Friday 31 May 2013

Devon lanes in May

For the last few weeks, Marcia and I have been pottering around as she has been looking for and listening to the people who will, I have no doubt, dominate our household for the next few months during which we shall both get to know them better than our relatives and closest friends. What an odd business this is.

The tall people in the middle are antirrhinum. Around them are the white flowers of Little Mouse Ear and bottom left a few bluebells and there are a lot of other species in there too.

The bluebells are still with us. These are up on the moor beside a lane leading to Leusdon and are still in their prime. When we were down near the coast (a few hundred feet lower in a different world) they were just beginning to go over.
 Anyway, as we have pottered so we have revelled: the Devon lane in May is like nowhere else. For a few glorious weeks nature in all its glory unfolds itself not in some far distant place where you must travel and trek to find it but there, just there, beside the car as you travel about your daily business. Some, sad to say, never notice: their eyes are on what is to come (the shopping – fetching the children from school – the next business appointment – the next repair job – the next delivery). Not all miss out due to the hustle and bustle of life: we see people who stop for a few moments just taking it all in before setting off again. To some of these we speak and they have one thing in common – a thing we share: the need to connect even if only for a moment with that something outside ourselves that we give so many different names.

The yellow flowers belong to the white dead nettle.

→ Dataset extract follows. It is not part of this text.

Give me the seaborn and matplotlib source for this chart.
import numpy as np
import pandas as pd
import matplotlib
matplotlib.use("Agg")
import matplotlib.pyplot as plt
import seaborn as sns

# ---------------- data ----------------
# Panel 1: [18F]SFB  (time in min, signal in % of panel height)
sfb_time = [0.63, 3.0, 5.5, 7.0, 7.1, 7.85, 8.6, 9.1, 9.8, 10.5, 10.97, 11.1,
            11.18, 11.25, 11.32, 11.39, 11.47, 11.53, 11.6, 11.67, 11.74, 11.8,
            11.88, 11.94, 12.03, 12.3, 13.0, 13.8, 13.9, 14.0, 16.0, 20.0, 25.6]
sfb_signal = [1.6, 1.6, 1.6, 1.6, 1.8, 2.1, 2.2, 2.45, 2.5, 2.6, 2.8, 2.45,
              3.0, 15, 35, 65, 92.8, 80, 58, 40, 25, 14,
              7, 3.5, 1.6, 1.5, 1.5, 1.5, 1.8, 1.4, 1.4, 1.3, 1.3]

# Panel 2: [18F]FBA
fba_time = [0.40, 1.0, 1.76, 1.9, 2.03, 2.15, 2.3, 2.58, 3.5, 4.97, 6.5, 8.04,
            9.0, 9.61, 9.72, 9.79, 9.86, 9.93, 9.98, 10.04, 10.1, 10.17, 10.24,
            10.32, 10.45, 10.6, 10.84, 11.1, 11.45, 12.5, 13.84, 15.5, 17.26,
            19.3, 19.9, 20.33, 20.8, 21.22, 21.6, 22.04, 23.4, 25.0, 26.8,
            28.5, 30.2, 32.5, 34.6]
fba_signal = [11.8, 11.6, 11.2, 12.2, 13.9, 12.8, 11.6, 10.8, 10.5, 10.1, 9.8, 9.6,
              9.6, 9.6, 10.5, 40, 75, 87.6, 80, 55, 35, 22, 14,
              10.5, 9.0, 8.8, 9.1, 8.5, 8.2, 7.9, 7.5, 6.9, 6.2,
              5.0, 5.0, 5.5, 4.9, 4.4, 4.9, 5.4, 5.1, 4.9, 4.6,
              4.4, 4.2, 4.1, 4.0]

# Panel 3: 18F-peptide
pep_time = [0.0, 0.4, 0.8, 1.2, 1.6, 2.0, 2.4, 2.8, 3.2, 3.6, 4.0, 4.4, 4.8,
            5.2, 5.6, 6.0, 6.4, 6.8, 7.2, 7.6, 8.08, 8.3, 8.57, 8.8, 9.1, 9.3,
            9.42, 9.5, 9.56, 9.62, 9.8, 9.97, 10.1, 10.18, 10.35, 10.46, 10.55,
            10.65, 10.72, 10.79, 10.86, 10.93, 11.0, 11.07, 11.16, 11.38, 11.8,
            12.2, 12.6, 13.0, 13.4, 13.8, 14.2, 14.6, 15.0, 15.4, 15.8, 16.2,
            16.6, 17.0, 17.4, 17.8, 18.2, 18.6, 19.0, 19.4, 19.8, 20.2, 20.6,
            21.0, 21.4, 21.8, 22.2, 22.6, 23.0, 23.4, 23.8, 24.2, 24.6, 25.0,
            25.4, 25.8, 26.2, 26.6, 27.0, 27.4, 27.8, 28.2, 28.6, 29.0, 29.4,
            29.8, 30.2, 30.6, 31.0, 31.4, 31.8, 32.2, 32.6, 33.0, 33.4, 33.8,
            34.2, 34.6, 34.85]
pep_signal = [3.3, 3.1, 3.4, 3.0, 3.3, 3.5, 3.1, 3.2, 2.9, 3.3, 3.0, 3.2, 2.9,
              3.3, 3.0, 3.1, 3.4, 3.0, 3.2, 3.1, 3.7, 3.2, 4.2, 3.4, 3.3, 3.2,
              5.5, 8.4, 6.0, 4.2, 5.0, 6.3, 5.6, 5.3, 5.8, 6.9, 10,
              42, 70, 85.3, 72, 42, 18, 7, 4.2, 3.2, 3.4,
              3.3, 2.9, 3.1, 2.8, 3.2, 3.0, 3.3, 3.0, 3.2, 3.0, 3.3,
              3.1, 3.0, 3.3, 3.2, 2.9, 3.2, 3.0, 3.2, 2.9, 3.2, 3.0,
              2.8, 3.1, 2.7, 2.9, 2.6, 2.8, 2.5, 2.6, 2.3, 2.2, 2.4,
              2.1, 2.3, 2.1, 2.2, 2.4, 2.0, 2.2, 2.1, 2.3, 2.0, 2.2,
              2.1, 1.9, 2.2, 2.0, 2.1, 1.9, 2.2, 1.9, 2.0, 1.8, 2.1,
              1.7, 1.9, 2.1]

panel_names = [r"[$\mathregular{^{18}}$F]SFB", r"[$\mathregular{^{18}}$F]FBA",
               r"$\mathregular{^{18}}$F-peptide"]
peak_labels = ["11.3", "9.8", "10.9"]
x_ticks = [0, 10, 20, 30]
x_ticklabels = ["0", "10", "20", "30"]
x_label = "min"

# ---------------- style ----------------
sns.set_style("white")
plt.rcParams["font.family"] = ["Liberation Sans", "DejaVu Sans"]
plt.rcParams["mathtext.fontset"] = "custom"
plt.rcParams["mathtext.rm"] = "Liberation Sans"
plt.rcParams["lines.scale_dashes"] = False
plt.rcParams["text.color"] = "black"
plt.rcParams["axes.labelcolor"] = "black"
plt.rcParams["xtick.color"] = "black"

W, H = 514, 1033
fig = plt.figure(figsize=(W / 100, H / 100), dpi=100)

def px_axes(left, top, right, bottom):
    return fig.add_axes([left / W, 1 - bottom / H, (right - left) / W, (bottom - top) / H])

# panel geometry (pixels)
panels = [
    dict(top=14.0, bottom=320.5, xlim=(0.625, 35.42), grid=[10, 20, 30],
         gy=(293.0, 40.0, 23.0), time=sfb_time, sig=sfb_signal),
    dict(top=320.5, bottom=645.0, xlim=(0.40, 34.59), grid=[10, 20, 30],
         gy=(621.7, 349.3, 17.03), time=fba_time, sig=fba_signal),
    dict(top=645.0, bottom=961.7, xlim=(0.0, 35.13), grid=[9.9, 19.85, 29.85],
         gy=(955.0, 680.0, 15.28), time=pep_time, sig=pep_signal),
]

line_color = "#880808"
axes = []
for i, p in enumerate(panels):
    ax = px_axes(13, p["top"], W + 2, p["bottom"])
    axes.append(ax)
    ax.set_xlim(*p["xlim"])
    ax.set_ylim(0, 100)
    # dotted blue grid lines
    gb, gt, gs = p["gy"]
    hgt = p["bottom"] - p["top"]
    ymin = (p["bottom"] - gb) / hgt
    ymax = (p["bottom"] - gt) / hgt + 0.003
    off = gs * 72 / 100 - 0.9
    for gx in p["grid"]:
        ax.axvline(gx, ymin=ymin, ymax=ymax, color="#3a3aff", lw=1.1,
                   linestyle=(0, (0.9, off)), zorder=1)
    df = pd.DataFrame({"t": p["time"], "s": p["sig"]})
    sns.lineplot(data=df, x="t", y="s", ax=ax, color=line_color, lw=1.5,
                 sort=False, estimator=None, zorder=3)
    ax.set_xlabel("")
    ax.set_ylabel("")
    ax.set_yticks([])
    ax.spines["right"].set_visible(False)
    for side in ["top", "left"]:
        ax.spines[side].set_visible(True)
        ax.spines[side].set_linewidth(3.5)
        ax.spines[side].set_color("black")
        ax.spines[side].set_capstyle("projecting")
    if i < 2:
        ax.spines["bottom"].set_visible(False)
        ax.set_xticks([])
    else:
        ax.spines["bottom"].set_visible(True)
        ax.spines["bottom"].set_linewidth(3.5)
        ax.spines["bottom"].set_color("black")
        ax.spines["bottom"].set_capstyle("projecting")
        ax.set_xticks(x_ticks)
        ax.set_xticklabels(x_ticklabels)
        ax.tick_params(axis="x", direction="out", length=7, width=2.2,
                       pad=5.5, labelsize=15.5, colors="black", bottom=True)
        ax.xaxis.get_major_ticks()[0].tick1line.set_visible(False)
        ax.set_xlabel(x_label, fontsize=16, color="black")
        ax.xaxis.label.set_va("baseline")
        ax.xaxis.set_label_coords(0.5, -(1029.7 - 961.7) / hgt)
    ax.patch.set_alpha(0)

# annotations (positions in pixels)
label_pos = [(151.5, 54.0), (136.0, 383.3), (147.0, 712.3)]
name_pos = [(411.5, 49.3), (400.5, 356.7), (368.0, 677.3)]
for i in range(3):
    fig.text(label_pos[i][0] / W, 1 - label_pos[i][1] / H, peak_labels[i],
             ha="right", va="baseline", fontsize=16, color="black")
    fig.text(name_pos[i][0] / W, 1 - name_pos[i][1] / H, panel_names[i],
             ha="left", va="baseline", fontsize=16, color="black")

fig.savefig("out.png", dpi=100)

Bottom right the wild garlic (we call them ransoms). They smell wonderful on a hot day and, yes, you can use them in cooking.

A general view with scores of plants in view. The yellow ones are one of the hawkbits but I don't know which one (they might even be the related smooth hawk's-beard). The tiny blue flowers bottom left are speedwell.

Herb Robert (the same one as grows in North America where it is called  Robert Geranium) was used as a cure for toothache and nose bleeds. It has other names, too, such as "death come quickly" but why I have no idea. It is, of course, related to all the other geraniums.
There is a universal need to connect to nature which is why natural history programmes are so popular. I watch some of these too (usually in the depths of winter) but given the option of sitting in front of a television and watching some exotic beast from some foreign country or just pottering down one of our lanes I would always choose the latter. Indeed, I imagine myself in old age in a powered wheelchair doing so to the bitter end.

Ramsons again.

Stonecrop, a sedum that (as the name suggests) loves to live in stony places but there, just alongside, is a group of bluebells which don't. Both seem to be doing quite well.


I have chosen these two to demonstrate how short spring can be. Both are taken within a hundred yards of each other and show a hedge which has a good deal of sycamore in it (despite the fact that this is a pretty rotten plant for hedging). One section gets a lot more sun than the other which explains the difference. Anyway, top - new and very beautiful sycamore leaves still that luscious yellowy-pinky-red whilst the others are already quite grown up and a rather boringly just green.
 So yesterday I set off with my simplest camera – a delightful Panasonic Lumix – and I took a series of photographs from the car just to prove the point and to share some of the delights with you. Some of the plants shown here are already passing over – now the verges and hedges will start to take on their summer coats  the snowdrops have gone but we still have some winter aconite, primroses and celendines (but I have already shared them with you in earlier blogs). Yes, there will be much to see and much to enjoy but it will be autumn before the lanes are once again quite simply magical.

Almost certainly cow parsley or a close relative. This family (after which the umbrella gets its name) will dominate the verges for the rest of the summer.

I don't know. Simple as that. No idea. The leaves in early spring look just like bluebell leaves but they are rather harsher to the feel and less fleshy. The flowers, as you can see, are uninspiring. I have pored through books and asked friends for help with identifying them but nobody seems to know. So, over to you - come on, one of you must be able to help.

I should add that one of the constraints of sticking to taking photographs from the car is that you only have those images available when it comes to identification. I have done the best I can but some may well be wrongly named. The other problem is that you tend to hold up the traffic: sorry to all those who sat behind me, patiently waiting until (with a jolt) I realised they were there.


Of course he's called Churchill. Well, he had to be didn't it? (For those who do not live in the UK, this is the spit image of a dog who is used to advertise an insurance company which trades under the name of Churchill).